Publiée cette semaine au Journal Officiel, la directive européenne sur l’allongement des droits musicaux ouvre déjà la porte à une extension de la durée des droits sur les oeuvres audiovisuelles.

Le débat sur l’allongement de la durée de protection des droits d’auteur pourrait revenir sur la table plus rapidement qu’on ne le pensait. La directive du 27 septembre 2011, modifiant la directive 2006/116/CE relative à la durée de protection du droit d’auteur et de certains droits voisins, a été publiée mardi au Journal Officiel de l’Union Européenne (.pdf). Elle dispose dans son article 3 que :

Au plus tard le 1er janvier 2012, le Commission présente au Parlement européen, au Conseil et au Comité économique et social européen un rapport évaluant la nécessité éventuelle d’une extension de la durée de protection des droits des artistes interprètes ou exécutants et des producteurs dans le secteur audiovisuel. Le cas échéant, la Commission soumet une proposition visant à apporter d’autres modifications à la directive 2006/116/CE

Ainsi la Commission ne dispose que d’un trimestre pour décider d’étendre la durée de protection des droits des œuvres de télévision et de cinéma, ce qu’elle proposera très certainement. La directive publiée cette semaine se limite en effet à étendre la durée de protection des droits des artistes-interprètes et producteurs de musique, à 70 ans après la date d’enregistrement, pour des motivations d’ailleurs extrêmement contestables.

En particulier, il est avancé dans les motifs de la directive que cette restriction du domaine public serait nécessaire parce que « en général, les artistes interprètes ou exécutants commencent leur carrière jeunes et il est fréquent que la durée actuelle de protection de cinquante ans applicable à la fixation d’exécutions ne suffise pas à protéger leurs exécutions pendant toute leur vie« , et que « certains d’entre eux subissent par conséquent une perte de revenus à la fin de leur vie« . Or non seulement il est socialement injuste d’estimer que le travail passé d’un artiste devrait lui assurer une rente à vie, là où celui de la plupart des travailleurs ne leur assure qu’un salaire au mois. Mais en plus, il est totalement absurde de faire de la durée de protection des droits d’auteur une variable d’ajustement de l’assurance retraite des artistes.

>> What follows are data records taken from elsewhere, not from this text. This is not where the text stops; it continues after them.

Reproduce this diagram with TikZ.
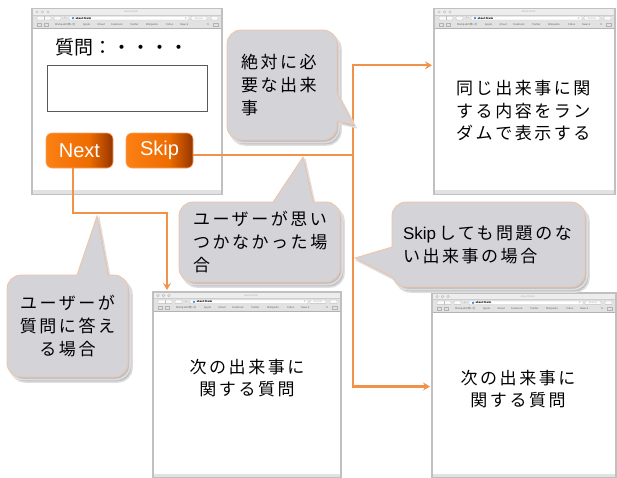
\documentclass[tikz,border=0pt]{standalone}
\usepackage{fontspec}
\setmainfont{Noto Sans CJK JP}
\newfontfamily\jpfont[LetterSpace=15]{Noto Sans CJK JP}
\newfontfamily\jpplain{Noto Sans CJK JP}
\newfontfamily\btnfont{Liberation Sans}
\newfontfamily\symfont{DejaVu Sans}
\usetikzlibrary{arrows.meta,calc,shadows}

\definecolor{conncol}{RGB}{241,146,74}
\definecolor{calfill}{RGB}{211,211,216}
\definecolor{calline}{RGB}{240,196,165}
\definecolor{shadowcol}{RGB}{192,192,195}
\definecolor{shadowsoft}{RGB}{222,222,224}
\definecolor{winline}{RGB}{192,192,192}
\definecolor{chromea}{RGB}{237,237,237}
\definecolor{chromeb}{RGB}{226,226,226}
\definecolor{btnA}{RGB}{252,128,20}
\definecolor{btnB}{RGB}{238,108,0}
\definecolor{btnC}{RGB}{150,54,0}
\definecolor{btnline}{RGB}{246,165,105}
\definecolor{globe}{RGB}{60,130,220}

\pgfdeclarehorizontalshading{btnshade}{100bp}{color(0bp)=(btnA); color(25bp)=(btnA); color(57bp)=(btnB); color(75bp)=(btnC); color(100bp)=(btnC)}

\tikzset{
  win/.style={draw=winline, line width=1.2pt, fill=white, inner sep=0pt, outer sep=0pt, anchor=north west},
  chrometext/.style={font=\jpplain\fontsize{2.5}{3}\selectfont, text=gray!75!black, inner sep=0pt},
  chromebox/.style={draw=gray!50, fill=white!96!gray, line width=0.3pt, rounded corners=0.8pt},
  btn/.style={rounded corners=6pt, shading=btnshade, draw=btnline, line width=0.6pt,
    minimum width=67pt, minimum height=35pt, inner sep=0pt, text=white,
    font=\btnfont\fontsize{20}{24}\selectfont},
  conn/.style={draw=conncol, line width=2.2pt},
  arr/.style={-{Stealth[length=7pt,width=8pt,inset=2.5pt]}},
  callout/.style={rounded corners=14pt, fill=calfill, draw=calline, line width=0.8pt,
    inner ysep=0pt, font=\jpfont\fontsize{17}{23}\selectfont,
    double copy shadow={shadow xshift=2pt, shadow yshift=-2.5pt, fill=shadowcol, draw=shadowsoft, line width=1.5pt, opacity=1, shadow scale=1}},
  bodytext/.style={font=\jpfont\fontsize{17}{22.5}\selectfont, inner sep=0pt}
}

\newcommand\browserbar[1]{%
  \fill[chromea] (#1.north west) rectangle ($(#1.north east)+(0,6.5)$);
  \fill[chromeb] ($(#1.north west)+(0,6.5)$) rectangle ($(#1.north east)+(0,19.5)$);
  \draw[gray!40,line width=0.3pt] ($(#1.north west)+(0,6.5)$) -- ($(#1.north east)+(0,6.5)$);
  \draw[gray!60,line width=0.4pt] ($(#1.north west)+(0,19.5)$) -- ($(#1.north east)+(0,19.5)$);
  \foreach \dx in {5,10.5,16}{\draw[gray!55,fill=gray!20,line width=0.3pt] ($(#1.north west)+(\dx,3.5)$) circle (1.3pt);}
  \node[chrometext, text=gray!60] (#1title) at ($(#1.north)+(4,3.5)$) {about:blank};
  % toolbar
  \draw[chromebox] ($(#1.north west)+(5,8)$) rectangle ($(#1.north west)+(19,11.6)$);
  \draw[gray!50,line width=0.3pt] ($(#1.north west)+(12,8)$) -- ($(#1.north west)+(12,11.6)$);
  \draw[chromebox] ($(#1.north west)+(22,8)$) rectangle ($(#1.north west)+(29,11.6)$);
  \node[chrometext] (#1plus) at ($(#1.north west)+(33,9.8)$) {+};
  \draw[chromebox, fill=white] ($(#1.north west)+(37,7.9)$) rectangle ($(#1.north east)+(-33,11.7)$);
  \fill[globe] ($(#1.north west)+(41,9.8)$) circle (1.3pt);
  \node[chrometext, anchor=west, text=black] (#1addr) at ($(#1.north west)+(43.5,9.8)$) {\textbf{about:blank}};
  \node[chrometext] (#1reload) at ($(#1.north east)+(-36,9.8)$) {C};
  \draw[chromebox] ($(#1.north east)+(-31,8)$) rectangle ($(#1.north east)+(-15,11.6)$);
  \node[chrometext, text=gray!50] (#1reader) at ($(#1.north east)+(-23,9.8)$) {Reader};
  \draw[chromebox] ($(#1.north east)+(-11,8)$) rectangle ($(#1.north east)+(-4,11.6)$);
  % bookmarks
  \draw[gray!60,line width=0.3pt] ($(#1.north west)+(5,14.6)$) rectangle ($(#1.north west)+(9.5,17.4)$);
  \draw[gray!60,line width=0.3pt] ($(#1.north west)+(12,14.6)$) rectangle ($(#1.north west)+(16.5,17.4)$);
  \foreach \dx/\bm [count=\k] in {23/Markpadの使い方,51/Apple,65/iCloud,79/Facebook,98/Twitter,114/Wikipedia,134/Yahoo,148/News {\symfont ▾}}{%
    \node[chrometext, anchor=west] (#1bm\k) at ($(#1.north west)+(\dx,16)$) {\bm};}
  \node[chrometext] (#1more) at ($(#1.north east)+(-14,16)$) {≫};
  \draw[gray!60,line width=0.3pt] ($(#1.north east)+(-9,14.6)$) rectangle ($(#1.north east)+(-4,17.4)$);
  % bottom bar
  \fill[chromeb] ($(#1.south west)+(0,-4)$) rectangle (#1.south east);
  \draw[winline, line width=1.2pt] (#1.north west) rectangle (#1.south east);
}

\newcommand\pointershadow[3]{%
  \fill[shadowcol, draw=shadowsoft, line width=1.5pt] ($(#1)+(2,2.5)$) -- ($(#3)+(2,2.5)$) -- ($(#2)+(2,2.5)$) -- cycle;}
\newcommand\pointerbody[3]{%
  \fill[calfill] ($(#1)!-2.5pt!(#3)$) -- (#3) -- ($(#2)!-2.5pt!(#3)$) -- cycle;
  \draw[calline, line width=0.8pt, line join=miter] (#1) -- (#3) -- (#2);}

\begin{document}
\begin{tikzpicture}[x=1pt,y=-1pt]
\useasboundingbox[fill=white] (0,0) rectangle (617,477);

% browser windows
\node[win, minimum width=190pt, minimum height=186pt] (w1) at (32,8.3) {};
\browserbar{w1}
\node[win, minimum width=181pt, minimum height=186pt] (w2) at (434,8.3) {};
\browserbar{w2}
\node[win, minimum width=188pt, minimum height=186pt] (w3) at (153,292) {};
\browserbar{w3}
\node[win, minimum width=184pt, minimum height=185pt] (w4) at (432,293) {};
\browserbar{w4}

% window 1 content
\node[anchor=west, inner sep=0pt, font=\jpplain\fontsize{19}{23}\selectfont] (q) at (55,47) {質問：・・・・};
\node[draw=gray!70!black, line width=1.2pt, fill=white, minimum width=160pt, minimum height=46pt, anchor=north west, inner sep=0pt] (inp) at (47,65) {};
\node[btn] (next) at (79.5,150.5) {Next};
\node[btn] (skip) at (159.5,150.5) {Skip};

% window texts
\node[bodytext, anchor=west, align=left] (t2) at (456,111) {同じ出来事に関\\する内容をラン\\ダムで表示する};
\node[bodytext, align=center] (t3) at (247,378) {次の出来事に\\関する質問};
\node[bodytext, align=center] (t4) at (518,389) {次の出来事に\\関する質問};

% connectors
\coordinate (nb) at (167,213);
\draw[conn, arr] ([xshift=-6.5pt]next.south) |- (nb) -- ($(nb |- w3.north)+(0,-2)$);
\coordinate (sj) at (353,155);
\draw[conn] (sj -| skip.east) -- (sj);
\draw[conn, arr] (sj) |- ($(w2.west)+(-2,-36)$);
\draw[conn, arr] (sj) |- ($(w4.west)+(-2,1)$);

% callout 1
\coordinate (c1a) at (337,93); \coordinate (c1b) at (337,121); \coordinate (c1t) at (354,125);
\pointershadow{c1a}{c1b}{c1t}
\node[callout, minimum width=110pt, minimum height=110pt, text width=82pt, inner xsep=14pt, align=left] (c1) at (282,85) {絶対に必\\要な出来\\事};
\pointerbody{c1a}{c1b}{c1t}

% callout 2
\coordinate (c2a) at (273,202); \coordinate (c2b) at (313,202); \coordinate (c2t) at (303,157);
\pointershadow{c2a}{c2b}{c2t}
\node[callout, minimum width=161pt, minimum height=80pt, text width=133pt, inner xsep=14pt, align=left] (c2) at (259.5,242) {ユーザーが思い\\つかなかった場\\合};
\pointerbody{c2a}{c2b}{c2t}

% callout 3
\coordinate (c3a) at (392,247); \coordinate (c3b) at (392,277); \coordinate (c3t) at (355,258);
\pointershadow{c3a}{c3b}{c3t}
\node[callout, minimum width=193pt, minimum height=85pt, text width=171pt, inner xsep=11pt, align=left] (c3) at (488.5,244.5) {{\btnfont\fontsize{17}{23}\selectfont Skip}\,しても問題のな\\い出来事の場合};
\pointerbody{c3a}{c3b}{c3t}

% callout 4
\coordinate (c4a) at (77,275); \coordinate (c4b) at (108,275); \coordinate (c4t) at (97,216);
\pointershadow{c4a}{c4b}{c4t}
\node[callout, minimum width=121pt, minimum height=102pt, text width=105pt, inner xsep=8pt, align=center] (c4) at (67.5,326) {ユーザーが\\質問に答え\\る場合};
\pointerbody{c4a}{c4b}{c4t}

\end{tikzpicture}
\end{document}
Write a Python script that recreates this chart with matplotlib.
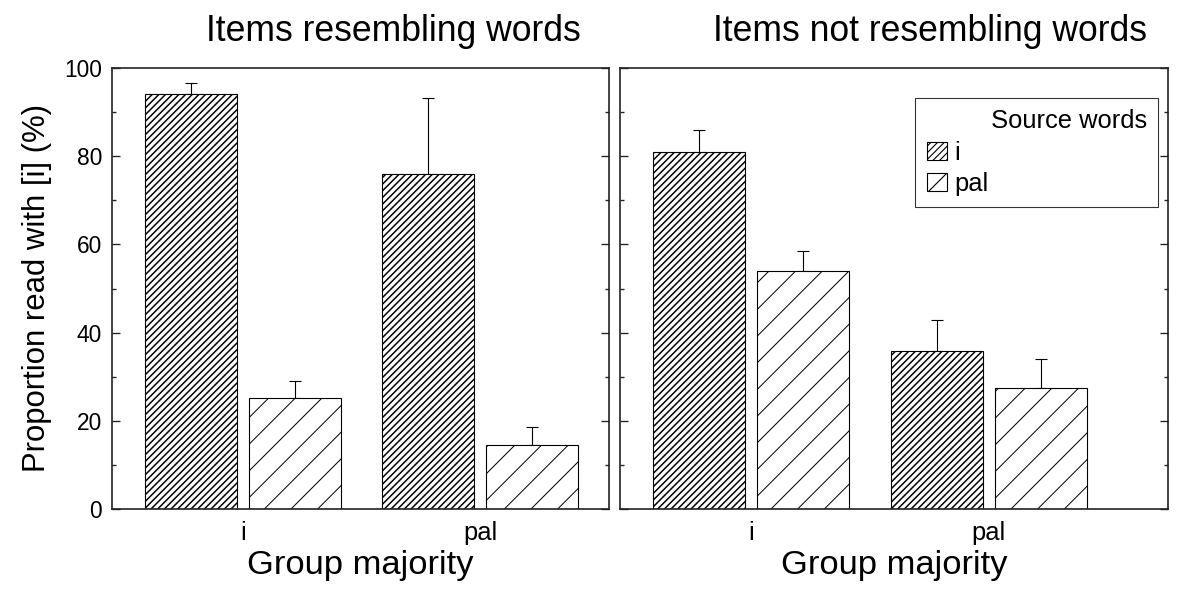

Malheureusement, l’allongement de la durée de protection des droits sur l’audiovisuel (dont la restriction du domaine public) annoncé par l’article 3 de la directive paraît aujourd’hui inévitable. Comment justifier qu’une œuvre soit mieux protégée s’il s’agit de musique que de cinéma ou de télévision ?

En pratique cependant, la modification annoncée ne devrait pas changer grand chose. Les auteurs d’œuvres audiovisuelles (scénariste, réalisateur, dialoguiste,…) bloquent déjà l’entrée de leur œuvre dans le domaine public pendant les 70 années suivant la mort du dernier d’entre eux. Or contrairement à la musique, où les auteurs peuvent être décédés depuis bien plus longtemps que l’enregistrement de leur création (en particulier en musique classique), il est aujourd’hui rarissime qu’une œuvre audiovisuelle puisse passer dans le domaine public.

Rappelons que la directive sur la durée des droits musicaux devra être transposée en France d’ici fin 2013. Un cadeau empoisonné pour le prochain gouvernement.